Falta de intensivistas na pandemia expõe riscos da atuação médica
Dados da Associação de Medicina Intensiva Brasileira (AMIB) mostram escassez em todo país; para especialista, há falha estrutural do sistema de saúde brasileiro
A pandemia e o colapso do sistema de saúde destacaram um problema antigo do Brasil: a escassez de médicos intensivistas, profissionais especializados no tratamento de pacientes graves em urgência e emergência nas Unidades de Terapia Intensiva (UTI) dos hospitais. De Norte a Sul do país, faltam médicos intensivistas. Apenas 1,6% dos médicos registrados no Brasil, de um total de 500 mil, têm a titulação de intensivista. Isso significa, em números exatos, 8.239 profissionais. Os dados são do levantamento deste ano da Associação de Medicina Intensiva Brasileira (Amib).

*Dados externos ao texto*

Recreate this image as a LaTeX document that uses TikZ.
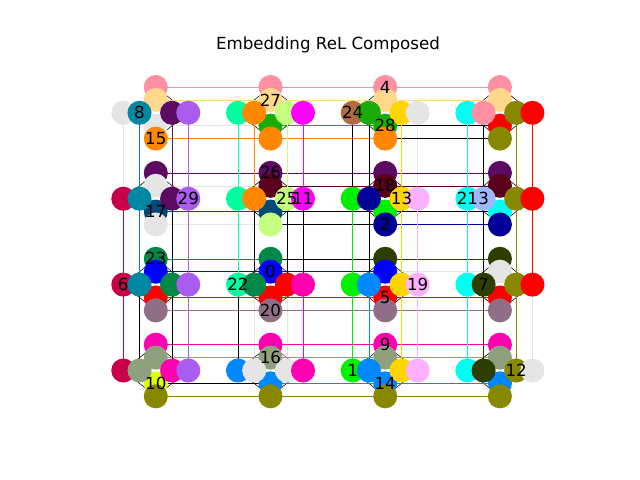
\documentclass[tikz,border=0pt]{standalone}
\usepackage{fontspec}
\setmainfont{DejaVu Sans}
\usetikzlibrary{calc}
\pgfdeclarelayer{bgedges}
\pgfdeclarelayer{edges}
\pgfsetlayers{bgedges,edges,main}
% chain colours, cu = unused qubit
\definecolor{c0}{HTML}{0000FF}
\definecolor{c1}{HTML}{00F000}
\definecolor{c2}{HTML}{000096}
\definecolor{c3}{HTML}{9CB8FF}
\definecolor{c4}{HTML}{FF8FA3}
\definecolor{c5}{HTML}{FF0000}
\definecolor{c6}{HTML}{C8004A}
\definecolor{c7}{HTML}{2E3D00}
\definecolor{c8}{HTML}{0088A3}
\definecolor{c9}{HTML}{FF00B0}
\definecolor{c10}{HTML}{DDFF00}
\definecolor{c11}{HTML}{FF00FF}
\definecolor{c12}{HTML}{888800}
\definecolor{c13}{HTML}{FFD500}
\definecolor{c14}{HTML}{0088FF}
\definecolor{c15}{HTML}{FF8800}
\definecolor{c16}{HTML}{8FA07C}
\definecolor{c17}{HTML}{004A7A}
\definecolor{c18}{HTML}{5A001A}
\definecolor{c19}{HTML}{FFB0FF}
\definecolor{c20}{HTML}{8F6E87}
\definecolor{c21}{HTML}{00FFF0}
\definecolor{c22}{HTML}{00FFA0}
\definecolor{c23}{HTML}{008848}
\definecolor{c24}{HTML}{B06B40}
\definecolor{c25}{HTML}{C4FF80}
\definecolor{c26}{HTML}{5C0A62}
\definecolor{c27}{HTML}{FFD88C}
\definecolor{c28}{HTML}{1AAA0A}
\definecolor{c29}{HTML}{AA5CEE}
\definecolor{cu}{HTML}{E5E5E5}
\tikzset{
dot/.style = {circle, fill=#1, minimum size=17.32pt,
              inner sep=0pt, outer sep=0pt},
lab/.style = {inner sep=0pt, font=\fontsize{12}{14}\selectfont}
}
\newcommand{\qvert}[3]{\node[dot=#3] (#1) at (#2) {};}
\newcommand{\labq}[2]{\node[lab] (l#2) at (#1) {#2};}
% edge colour: same chain -> chain colour, unused end -> grey, else black
% \epass = 1 draws the grey ones, 0 the others
\def\chu{u}
\newcommand{\qedge}[2]{%
  \edef\cha{\csname ch#1\endcsname}%
  \edef\chb{\csname ch#2\endcsname}%
  \def\ecol{black}\def\isgray{0}%
  \ifx\cha\chu \def\ecol{cu}\def\isgray{1}\fi
  \ifx\chb\chu \def\ecol{cu}\def\isgray{1}\fi
  \ifx\cha\chb \ifx\cha\chu\else \edef\ecol{c\cha}\fi\fi
  \ifnum\isgray=\epass
    \draw[color=\ecol] (#1.center) -- (#2.center);
  \fi
}
\newcommand{\alledges}{%
    % couplers inside each cell
    \foreach \r in {0,...,3}{
      \foreach \c in {0,...,3}{
        \foreach \i in {1,...,4}{
          \foreach \j in {5,...,8}{
            \qedge{q\r\c\i}{q\r\c\j}
          }}}}
    % couplers between cells
    \foreach \r in {0,...,3}{
      \foreach \c [evaluate=\c as \cn using int(\c+1)] in {0,1,2}{
        \foreach \i in {1,...,4}{
          \qedge{q\r\c\i}{q\r\cn\i}
        }}}
    \foreach \r [evaluate=\r as \rn using int(\r+1)] in {0,1,2}{
      \foreach \c in {0,...,3}{
        \foreach \j in {5,...,8}{
          \qedge{q\r\c\j}{q\rn\c\j}
        }}}%
}

\begin{document}
\begin{tikzpicture}[x=0.72pt, y=-0.72pt, line width=1pt]
    \useasboundingbox (0,0) rectangle (640,480);

    % cells: row/col/{T,t,b,B,L,l,r,R}
    \foreach \r/\c/\cl in {
      0/0/{4,27,u,15,u,8,26,29},
      0/1/{4,27,28,15,22,15,25,11},
      0/2/{4,27,28,15,24,28,13,u},
      0/3/{4,27,5,12,21,4,12,5},
      1/0/{26,u,17,u,6,8,26,29},
      1/1/{26,18,17,25,22,15,25,11},
      1/2/{26,18,1,2,1,2,13,19},
      1/3/{26,18,21,2,21,3,12,5},
      2/0/{23,0,5,20,6,8,23,29},
      2/1/{23,0,5,20,22,23,5,9},
      2/2/{7,0,5,20,1,14,13,19},
      2/3/{7,u,5,20,21,7,12,5},
      3/0/{9,16,10,12,6,16,9,29},
      3/1/{9,16,14,12,14,u,u,9},
      3/2/{9,16,14,12,1,14,13,19},
      3/3/{9,16,14,12,21,7,12,u}}{
      \pgfmathsetmacro{\X}{155.8+114.7*\c}
      \pgfmathsetmacro{\Y}{112.8+85.9*\r}
      \foreach \k [count=\i] in \cl {
        \ifnum\i<5
          \pgfmathsetmacro{\dx}{0}
          \pgfmathsetmacro{\dy}{{-25.8,-12.9,12.9,25.8}[\i-1]}
        \else
          \pgfmathsetmacro{\dx}{{-32.5,-16.3,16.3,32.5}[\i-5]}
          \pgfmathsetmacro{\dy}{0}
        \fi
        \qvert{q\r\c\i}{\X+\dx,\Y+\dy}{c\k}
        \expandafter\xdef\csname chq\r\c\i\endcsname{\k}
      }
    }

    \begin{pgfonlayer}{bgedges}
      \def\epass{1}\alledges
    \end{pgfonlayer}
    \begin{pgfonlayer}{edges}
      \def\epass{0}\alledges
    \end{pgfonlayer}

    % chain labels
    \foreach \q/\n in {q212/0, q325/1, q124/2, q136/3, q021/4, q223/5,
      q205/6, q236/7, q006/8, q321/9, q303/10, q118/11, q337/12, q127/13,
      q323/14, q004/15, q312/16, q103/17, q122/18, q228/19, q214/20,
      q135/21, q215/22, q201/23, q025/24, q117/25, q111/26, q012/27,
      q023/28, q108/29}{
      \labq{\q}{\n}
    }

    \node[lab, anchor=base] (title) at (328,49.3) {Embedding ReL Composed};
\end{tikzpicture}
\end{document}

Para a entidade, o ideal seria uma quantidade cinco vezes maior. E a escassez desses profissionais já era uma realidade muito antes da pandemia, em 2018, quando foi feito o penúltimo levantamento pela Amib: havia apenas 6.500 médicos intensivistas titulados.
No dia a dia das UTIs, ainda no cenário pré-Covid, era comum verificar médicos experientes com especializações em clínica médica, cirurgia-geral e anestesia, por exemplo, trabalharem como plantonistas. Os conselhos que regem a atividade médica apontam que não é obrigatório o médico ser especialista em medicina intensiva para dar plantão em UTIs.
Desde o início da pandemia, quando aumentou a necessidade de profissionais não só intensivistas, mas de várias especialidades para trabalharem nos hospitais de campanha, UTIs e Unidades de Pronto Atendimento (UPA), a solução foi fazer um esforço de mão de obra às pressas. Assim, médicos recém-formados e residentes preencheram essa lacuna atuando na medicina intensiva.
Na avaliação do advogado Renato Assis, especialista em Direito Médico, desde o início da pandemia, os médicos estão sob grande pressão e a falta de intensivistas não é acidental, mas sim uma falha estrutural do sistema de saúde brasileiro. “Independentemente da estrutura de insumos e equipamentos dos hospitais, faltam profissionais especializados.”
Ele faz um alerta sobre a questão dos médicos atuando fora da especialidade para preencher essa lacuna, sejam eles recém-formados ou não. “Esse é o grande drama que os médicos têm vivido e um grande dilema ético em atuar fora da especialidade. De um lado, você tem a obrigação e a necessidade de salvar vidas. E de outro, você trabalha no limite de cometer um erro médico ou um ato de imperícia, por não ter todo o conhecimento profundo”, afirma Renato Assis que é também conselheiro jurídico e científico da Anadem (Sociedade Brasileira de Direito Médico e Bioética).
“Por terem que realizar procedimentos e técnicas nos quais não possuem treinamento ou prática, esses profissionais estão sujeitos a cometerem erro médico por imperícia e, assim, serem responsabilizados civil, ética e criminalmente por isso. O erro médico acontece quando o profissional de medicina executa uma atividade com imprudência, imperícia ou negligência”, explica Renato Assis.
O Conselho Federal de Medicina considera erro médico também o dano provocado no paciente, ainda que o médico não tivesse a intenção de cometê-lo, seja porque agiu ou deixou de agir durante o exercício profissional.
O advogado destaca ainda que, em muitos casos, insatisfações de pacientes e familiares geram mais ações judiciais do que o próprio erro médico. Segundo explica, é uma situação real tanto para recém-formados, que lidam com a medicina intensiva, quanto para os próprios médicos intensivistas. O motivo: a responsabilidade é grande na hora da tomada de decisão em momentos de urgência.
“As pessoas estão morrendo, eles têm que fazer escolhas de quem vive e quem morre, quem vai ser intubado, quem vai continuar na fila, quem vai usar ou não o respirador. É muito difícil tomar essas decisões. É uma decisão técnica. Nem todos estão preparados. Então, a existência de uma eventual insatisfação, independentemente de um erro, pode acontecer a qualquer momento”, finaliza.